**DATA FOR THIS EXERCISE:**
#####

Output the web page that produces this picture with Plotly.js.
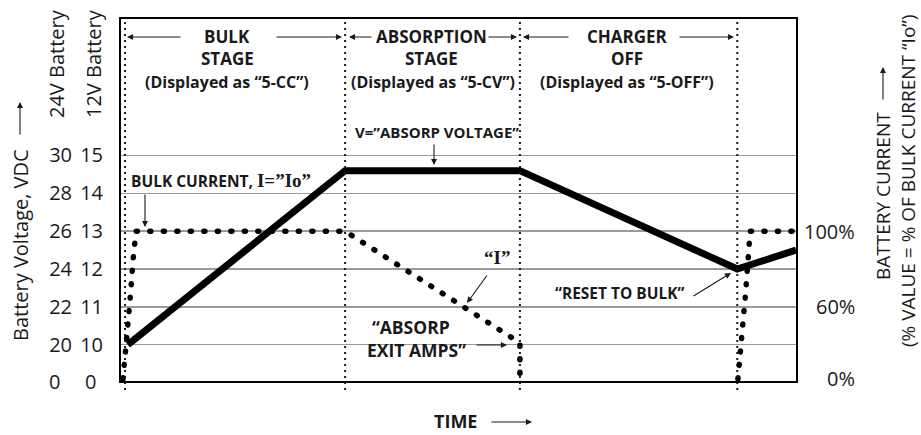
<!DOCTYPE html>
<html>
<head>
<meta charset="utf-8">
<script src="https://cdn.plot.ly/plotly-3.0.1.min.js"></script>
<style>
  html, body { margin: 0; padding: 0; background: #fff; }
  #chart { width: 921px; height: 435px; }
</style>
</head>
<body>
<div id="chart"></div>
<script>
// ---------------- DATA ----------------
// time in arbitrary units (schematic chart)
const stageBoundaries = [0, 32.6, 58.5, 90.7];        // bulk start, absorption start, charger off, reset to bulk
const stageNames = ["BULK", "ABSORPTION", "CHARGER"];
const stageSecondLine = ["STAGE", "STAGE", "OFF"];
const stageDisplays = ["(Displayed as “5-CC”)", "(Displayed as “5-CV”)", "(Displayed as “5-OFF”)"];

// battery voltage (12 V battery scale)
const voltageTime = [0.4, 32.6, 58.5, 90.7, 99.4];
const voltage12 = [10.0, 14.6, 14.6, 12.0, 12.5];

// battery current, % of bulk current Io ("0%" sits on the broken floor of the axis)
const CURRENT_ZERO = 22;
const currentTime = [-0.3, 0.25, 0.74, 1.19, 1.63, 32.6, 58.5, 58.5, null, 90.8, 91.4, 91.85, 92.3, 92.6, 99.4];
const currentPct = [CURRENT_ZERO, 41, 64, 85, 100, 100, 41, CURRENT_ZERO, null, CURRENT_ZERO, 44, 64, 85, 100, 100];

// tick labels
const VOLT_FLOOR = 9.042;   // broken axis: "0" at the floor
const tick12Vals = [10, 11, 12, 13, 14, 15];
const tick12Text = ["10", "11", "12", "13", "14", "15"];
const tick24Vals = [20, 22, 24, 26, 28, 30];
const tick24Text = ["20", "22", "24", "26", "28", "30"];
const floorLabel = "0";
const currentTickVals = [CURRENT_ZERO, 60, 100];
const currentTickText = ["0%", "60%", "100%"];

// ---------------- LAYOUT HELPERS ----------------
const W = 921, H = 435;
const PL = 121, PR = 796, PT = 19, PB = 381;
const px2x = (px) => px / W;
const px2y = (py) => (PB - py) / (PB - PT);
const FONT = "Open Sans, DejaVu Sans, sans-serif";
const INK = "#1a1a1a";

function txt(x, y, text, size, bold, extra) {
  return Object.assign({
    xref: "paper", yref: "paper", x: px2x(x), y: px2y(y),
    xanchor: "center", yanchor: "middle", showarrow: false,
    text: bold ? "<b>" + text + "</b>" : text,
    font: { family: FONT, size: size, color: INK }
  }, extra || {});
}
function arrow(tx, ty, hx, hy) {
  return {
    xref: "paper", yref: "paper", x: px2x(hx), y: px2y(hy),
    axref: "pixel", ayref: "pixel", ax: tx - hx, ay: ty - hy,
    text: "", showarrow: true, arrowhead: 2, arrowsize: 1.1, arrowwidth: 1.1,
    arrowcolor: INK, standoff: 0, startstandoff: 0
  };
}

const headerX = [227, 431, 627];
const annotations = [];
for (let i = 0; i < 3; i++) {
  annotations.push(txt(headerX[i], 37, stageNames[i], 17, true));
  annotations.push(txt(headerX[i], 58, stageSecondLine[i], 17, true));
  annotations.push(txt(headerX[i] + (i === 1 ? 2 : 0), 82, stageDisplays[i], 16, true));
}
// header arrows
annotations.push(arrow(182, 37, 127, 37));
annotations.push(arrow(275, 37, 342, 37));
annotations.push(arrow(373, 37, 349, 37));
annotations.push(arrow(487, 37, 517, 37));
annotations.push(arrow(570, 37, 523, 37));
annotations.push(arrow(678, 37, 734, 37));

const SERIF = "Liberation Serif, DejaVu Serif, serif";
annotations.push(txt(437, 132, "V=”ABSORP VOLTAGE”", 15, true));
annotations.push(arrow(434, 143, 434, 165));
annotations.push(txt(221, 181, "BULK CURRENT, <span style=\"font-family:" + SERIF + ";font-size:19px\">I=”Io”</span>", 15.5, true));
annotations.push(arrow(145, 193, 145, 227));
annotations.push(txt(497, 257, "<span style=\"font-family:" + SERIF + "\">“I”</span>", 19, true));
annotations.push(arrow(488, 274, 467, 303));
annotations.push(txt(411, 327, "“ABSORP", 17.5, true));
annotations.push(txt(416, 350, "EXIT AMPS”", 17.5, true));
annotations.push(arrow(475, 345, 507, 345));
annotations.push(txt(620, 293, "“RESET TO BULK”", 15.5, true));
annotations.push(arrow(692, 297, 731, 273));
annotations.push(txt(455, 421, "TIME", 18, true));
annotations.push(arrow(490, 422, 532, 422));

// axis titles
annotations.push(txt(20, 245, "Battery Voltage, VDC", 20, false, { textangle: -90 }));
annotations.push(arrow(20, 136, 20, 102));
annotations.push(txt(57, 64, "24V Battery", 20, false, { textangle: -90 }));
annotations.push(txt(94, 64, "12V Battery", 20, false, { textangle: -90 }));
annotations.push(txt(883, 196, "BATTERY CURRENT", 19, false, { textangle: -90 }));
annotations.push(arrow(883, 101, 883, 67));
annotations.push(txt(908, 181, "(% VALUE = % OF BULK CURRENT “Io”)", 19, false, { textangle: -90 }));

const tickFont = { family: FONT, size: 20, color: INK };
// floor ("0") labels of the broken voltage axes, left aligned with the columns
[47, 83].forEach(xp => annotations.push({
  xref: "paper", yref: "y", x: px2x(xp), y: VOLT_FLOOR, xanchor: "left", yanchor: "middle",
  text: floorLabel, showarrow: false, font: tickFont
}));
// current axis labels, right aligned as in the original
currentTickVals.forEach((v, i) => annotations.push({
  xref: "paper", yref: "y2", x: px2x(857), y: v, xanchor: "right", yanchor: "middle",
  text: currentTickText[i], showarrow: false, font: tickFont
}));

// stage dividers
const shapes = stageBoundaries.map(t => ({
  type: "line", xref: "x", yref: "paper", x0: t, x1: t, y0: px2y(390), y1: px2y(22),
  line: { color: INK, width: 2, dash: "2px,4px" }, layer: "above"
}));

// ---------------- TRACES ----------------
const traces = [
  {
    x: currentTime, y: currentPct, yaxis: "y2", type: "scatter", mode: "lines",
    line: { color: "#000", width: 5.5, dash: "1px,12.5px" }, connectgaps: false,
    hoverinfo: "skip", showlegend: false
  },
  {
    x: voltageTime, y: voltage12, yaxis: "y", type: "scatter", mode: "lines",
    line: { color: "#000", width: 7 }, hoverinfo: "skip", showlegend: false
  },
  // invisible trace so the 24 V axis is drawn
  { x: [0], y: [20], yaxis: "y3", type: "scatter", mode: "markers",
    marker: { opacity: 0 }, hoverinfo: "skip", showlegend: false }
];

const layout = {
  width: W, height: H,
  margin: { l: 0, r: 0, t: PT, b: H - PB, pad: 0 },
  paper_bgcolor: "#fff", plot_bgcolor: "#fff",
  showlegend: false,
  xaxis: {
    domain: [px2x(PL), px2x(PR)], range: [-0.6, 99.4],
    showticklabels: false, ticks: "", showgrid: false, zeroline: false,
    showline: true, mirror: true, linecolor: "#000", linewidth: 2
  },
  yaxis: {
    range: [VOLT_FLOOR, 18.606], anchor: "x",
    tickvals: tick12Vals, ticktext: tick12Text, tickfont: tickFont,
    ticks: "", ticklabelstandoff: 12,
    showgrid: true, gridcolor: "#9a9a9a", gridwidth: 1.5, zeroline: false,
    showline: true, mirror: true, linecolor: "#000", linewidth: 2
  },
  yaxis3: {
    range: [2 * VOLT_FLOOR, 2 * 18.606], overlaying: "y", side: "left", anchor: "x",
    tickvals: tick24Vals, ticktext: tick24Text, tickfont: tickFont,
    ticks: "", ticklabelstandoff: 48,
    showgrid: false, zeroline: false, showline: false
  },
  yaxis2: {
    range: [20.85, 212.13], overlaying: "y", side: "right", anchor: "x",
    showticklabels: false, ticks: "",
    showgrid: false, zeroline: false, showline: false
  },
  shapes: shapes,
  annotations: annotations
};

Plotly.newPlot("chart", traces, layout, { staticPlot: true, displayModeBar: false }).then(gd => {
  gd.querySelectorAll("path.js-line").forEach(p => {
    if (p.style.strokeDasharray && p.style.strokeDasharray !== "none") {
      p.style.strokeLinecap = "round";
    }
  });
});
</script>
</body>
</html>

#####

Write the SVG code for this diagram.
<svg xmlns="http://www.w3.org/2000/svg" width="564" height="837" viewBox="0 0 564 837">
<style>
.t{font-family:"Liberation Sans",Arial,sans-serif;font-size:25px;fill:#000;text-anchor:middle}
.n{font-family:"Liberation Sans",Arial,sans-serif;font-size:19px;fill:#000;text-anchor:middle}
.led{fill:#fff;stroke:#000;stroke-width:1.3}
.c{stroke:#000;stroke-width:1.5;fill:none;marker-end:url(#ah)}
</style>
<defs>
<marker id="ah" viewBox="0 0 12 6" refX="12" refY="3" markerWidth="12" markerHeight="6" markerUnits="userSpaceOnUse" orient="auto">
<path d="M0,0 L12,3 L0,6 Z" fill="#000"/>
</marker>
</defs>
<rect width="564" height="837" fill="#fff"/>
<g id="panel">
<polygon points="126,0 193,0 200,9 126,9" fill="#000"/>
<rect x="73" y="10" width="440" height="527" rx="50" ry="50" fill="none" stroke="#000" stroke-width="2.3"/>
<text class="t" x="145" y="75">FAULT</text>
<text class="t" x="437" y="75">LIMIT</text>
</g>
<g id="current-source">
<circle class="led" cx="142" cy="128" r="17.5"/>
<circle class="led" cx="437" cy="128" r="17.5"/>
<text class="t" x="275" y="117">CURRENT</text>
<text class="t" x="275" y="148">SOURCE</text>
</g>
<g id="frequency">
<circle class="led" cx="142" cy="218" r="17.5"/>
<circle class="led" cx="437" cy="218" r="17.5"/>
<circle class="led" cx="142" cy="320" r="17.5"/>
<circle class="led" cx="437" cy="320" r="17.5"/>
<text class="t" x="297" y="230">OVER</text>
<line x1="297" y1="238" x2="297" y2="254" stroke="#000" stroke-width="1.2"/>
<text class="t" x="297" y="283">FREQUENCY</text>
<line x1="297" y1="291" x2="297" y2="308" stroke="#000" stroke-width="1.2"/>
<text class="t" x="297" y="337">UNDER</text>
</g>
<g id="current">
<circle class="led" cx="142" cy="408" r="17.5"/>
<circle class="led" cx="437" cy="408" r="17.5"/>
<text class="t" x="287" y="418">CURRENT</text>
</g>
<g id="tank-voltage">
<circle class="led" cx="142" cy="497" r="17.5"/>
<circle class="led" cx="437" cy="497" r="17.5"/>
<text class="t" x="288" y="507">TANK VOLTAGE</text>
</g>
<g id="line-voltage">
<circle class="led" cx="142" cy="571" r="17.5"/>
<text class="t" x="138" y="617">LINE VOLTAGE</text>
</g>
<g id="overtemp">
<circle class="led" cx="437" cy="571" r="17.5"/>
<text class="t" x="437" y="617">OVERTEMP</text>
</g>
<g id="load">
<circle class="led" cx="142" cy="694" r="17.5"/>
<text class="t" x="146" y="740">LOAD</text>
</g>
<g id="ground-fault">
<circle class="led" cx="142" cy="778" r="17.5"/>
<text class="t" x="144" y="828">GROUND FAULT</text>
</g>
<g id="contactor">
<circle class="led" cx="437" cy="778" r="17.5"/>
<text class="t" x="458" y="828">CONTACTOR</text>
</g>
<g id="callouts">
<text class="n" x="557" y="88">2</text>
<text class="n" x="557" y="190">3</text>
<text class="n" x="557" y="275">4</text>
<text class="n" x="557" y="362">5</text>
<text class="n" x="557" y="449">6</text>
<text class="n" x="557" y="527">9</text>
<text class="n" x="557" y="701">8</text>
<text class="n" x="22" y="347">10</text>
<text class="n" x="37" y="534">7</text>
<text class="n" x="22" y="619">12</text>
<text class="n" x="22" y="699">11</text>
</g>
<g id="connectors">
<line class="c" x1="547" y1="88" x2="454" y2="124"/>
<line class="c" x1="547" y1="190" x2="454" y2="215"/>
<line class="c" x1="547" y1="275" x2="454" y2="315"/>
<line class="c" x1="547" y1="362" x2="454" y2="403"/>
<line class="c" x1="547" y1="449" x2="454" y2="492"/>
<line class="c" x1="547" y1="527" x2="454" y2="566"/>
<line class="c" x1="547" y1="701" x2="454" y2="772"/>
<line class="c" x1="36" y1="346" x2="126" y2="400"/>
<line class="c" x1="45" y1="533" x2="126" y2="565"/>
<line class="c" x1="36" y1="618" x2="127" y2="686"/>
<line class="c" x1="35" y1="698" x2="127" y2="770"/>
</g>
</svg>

#####

Copy the listing above exactly, but only from the line with "Output the web" through the line with "const voltage12 = [10.0, 14.6, 14.6, 12.0, 12.5];", including those two lines and excluding any picture.

**SOLUTION TO THE PROBLEM:**
Output the web page that produces this picture with Plotly.js.
<!DOCTYPE html>
<html>
<head>
<meta charset="utf-8">
<script src="https://cdn.plot.ly/plotly-3.0.1.min.js"></script>
<style>
  html, body { margin: 0; padding: 0; background: #fff; }
  #chart { width: 921px; height: 435px; }
</style>
</head>
<body>
<div id="chart"></div>
<script>
// ---------------- DATA ----------------
// time in arbitrary units (schematic chart)
const stageBoundaries = [0, 32.6, 58.5, 90.7];        // bulk start, absorption start, charger off, reset to bulk
const stageNames = ["BULK", "ABSORPTION", "CHARGER"];
const stageSecondLine = ["STAGE", "STAGE", "OFF"];
const stageDisplays = ["(Displayed as “5-CC”)", "(Displayed as “5-CV”)", "(Displayed as “5-OFF”)"];

// battery voltage (12 V battery scale)
const voltageTime = [0.4, 32.6, 58.5, 90.7, 99.4];
const voltage12 = [10.0, 14.6, 14.6, 12.0, 12.5];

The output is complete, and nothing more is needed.